__WORK REQUIRED__: Return only the lines from the top of the data down to the one that holds "return (H - B - p) / ph", both included, without any pictures.

__ENTRIES SUPPLIED__:
........

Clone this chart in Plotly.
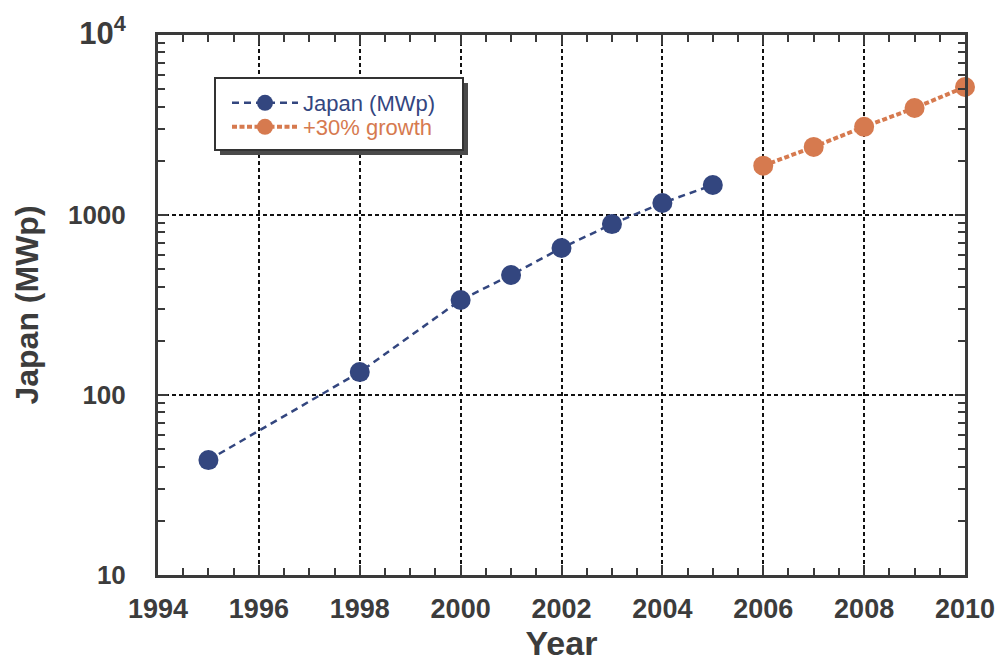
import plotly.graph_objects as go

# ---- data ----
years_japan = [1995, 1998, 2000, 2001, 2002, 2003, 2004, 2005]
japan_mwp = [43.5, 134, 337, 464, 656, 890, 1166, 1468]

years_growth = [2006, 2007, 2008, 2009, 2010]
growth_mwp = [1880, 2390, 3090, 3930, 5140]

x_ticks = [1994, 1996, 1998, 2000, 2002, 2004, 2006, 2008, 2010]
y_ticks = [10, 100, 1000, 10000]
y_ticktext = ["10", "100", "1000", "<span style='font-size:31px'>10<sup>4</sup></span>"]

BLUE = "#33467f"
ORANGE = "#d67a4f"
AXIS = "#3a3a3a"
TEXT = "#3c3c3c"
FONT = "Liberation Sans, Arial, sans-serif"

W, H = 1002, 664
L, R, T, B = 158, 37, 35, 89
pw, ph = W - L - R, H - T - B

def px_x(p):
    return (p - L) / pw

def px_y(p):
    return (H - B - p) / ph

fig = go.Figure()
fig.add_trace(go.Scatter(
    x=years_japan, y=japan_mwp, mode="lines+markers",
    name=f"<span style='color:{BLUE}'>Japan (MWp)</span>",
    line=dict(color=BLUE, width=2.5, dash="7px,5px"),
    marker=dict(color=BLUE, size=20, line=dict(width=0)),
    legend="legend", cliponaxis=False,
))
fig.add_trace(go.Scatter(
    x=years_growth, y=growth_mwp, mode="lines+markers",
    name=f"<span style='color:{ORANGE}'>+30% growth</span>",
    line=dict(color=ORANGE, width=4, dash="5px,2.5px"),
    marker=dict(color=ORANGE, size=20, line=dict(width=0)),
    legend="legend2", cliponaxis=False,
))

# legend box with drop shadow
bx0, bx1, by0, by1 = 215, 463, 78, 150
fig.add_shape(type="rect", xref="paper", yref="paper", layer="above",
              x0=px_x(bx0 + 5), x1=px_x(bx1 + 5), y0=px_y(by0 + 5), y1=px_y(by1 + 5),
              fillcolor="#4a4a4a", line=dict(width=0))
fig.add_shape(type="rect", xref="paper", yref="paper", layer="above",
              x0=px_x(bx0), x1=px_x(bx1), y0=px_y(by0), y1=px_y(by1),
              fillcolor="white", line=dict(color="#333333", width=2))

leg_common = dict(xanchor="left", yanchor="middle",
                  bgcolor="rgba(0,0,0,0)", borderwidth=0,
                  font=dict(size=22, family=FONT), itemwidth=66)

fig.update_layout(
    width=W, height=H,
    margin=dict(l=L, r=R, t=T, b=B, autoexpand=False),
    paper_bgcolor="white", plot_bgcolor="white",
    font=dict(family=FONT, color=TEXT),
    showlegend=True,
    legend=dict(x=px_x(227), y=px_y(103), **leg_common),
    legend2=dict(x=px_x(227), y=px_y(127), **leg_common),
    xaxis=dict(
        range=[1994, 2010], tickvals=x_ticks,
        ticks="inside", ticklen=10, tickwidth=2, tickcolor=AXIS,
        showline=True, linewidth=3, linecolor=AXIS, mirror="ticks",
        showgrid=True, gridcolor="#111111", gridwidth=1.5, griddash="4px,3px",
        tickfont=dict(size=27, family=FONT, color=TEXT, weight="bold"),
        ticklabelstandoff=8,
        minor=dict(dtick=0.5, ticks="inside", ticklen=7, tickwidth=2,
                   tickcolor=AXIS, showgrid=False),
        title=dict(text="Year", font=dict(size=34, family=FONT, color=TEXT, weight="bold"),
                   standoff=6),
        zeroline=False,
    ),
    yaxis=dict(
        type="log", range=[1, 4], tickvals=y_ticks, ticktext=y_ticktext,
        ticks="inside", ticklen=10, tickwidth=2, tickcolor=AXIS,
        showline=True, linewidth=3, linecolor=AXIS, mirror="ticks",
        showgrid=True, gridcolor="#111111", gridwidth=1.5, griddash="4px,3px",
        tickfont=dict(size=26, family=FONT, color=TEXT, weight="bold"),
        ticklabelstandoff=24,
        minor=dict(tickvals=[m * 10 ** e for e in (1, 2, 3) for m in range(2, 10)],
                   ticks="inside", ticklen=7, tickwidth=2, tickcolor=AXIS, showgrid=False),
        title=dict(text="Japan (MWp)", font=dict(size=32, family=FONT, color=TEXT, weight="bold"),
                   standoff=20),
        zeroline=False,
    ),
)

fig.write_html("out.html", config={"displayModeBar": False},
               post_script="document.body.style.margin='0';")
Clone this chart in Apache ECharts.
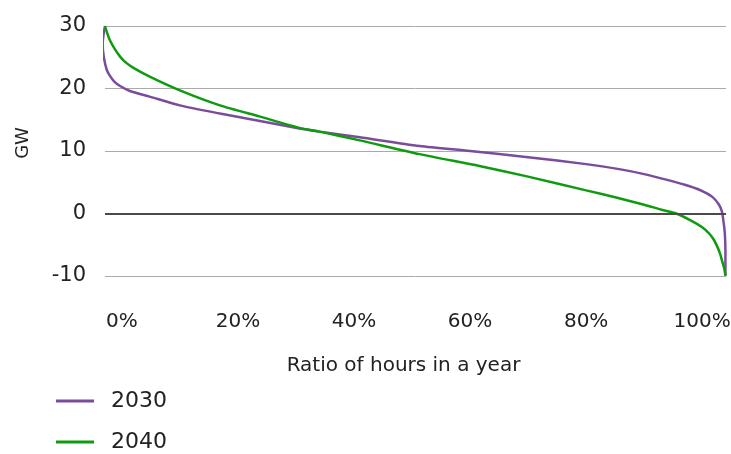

........

__EXERCISE ANSWER__:
Clone this chart in Plotly.
import plotly.graph_objects as go

# ---- data ----
years_japan = [1995, 1998, 2000, 2001, 2002, 2003, 2004, 2005]
japan_mwp = [43.5, 134, 337, 464, 656, 890, 1166, 1468]

years_growth = [2006, 2007, 2008, 2009, 2010]
growth_mwp = [1880, 2390, 3090, 3930, 5140]

x_ticks = [1994, 1996, 1998, 2000, 2002, 2004, 2006, 2008, 2010]
y_ticks = [10, 100, 1000, 10000]
y_ticktext = ["10", "100", "1000", "<span style='font-size:31px'>10<sup>4</sup></span>"]

BLUE = "#33467f"
ORANGE = "#d67a4f"
AXIS = "#3a3a3a"
TEXT = "#3c3c3c"
FONT = "Liberation Sans, Arial, sans-serif"

W, H = 1002, 664
L, R, T, B = 158, 37, 35, 89
pw, ph = W - L - R, H - T - B

def px_x(p):
    return (p - L) / pw

def px_y(p):
    return (H - B - p) / ph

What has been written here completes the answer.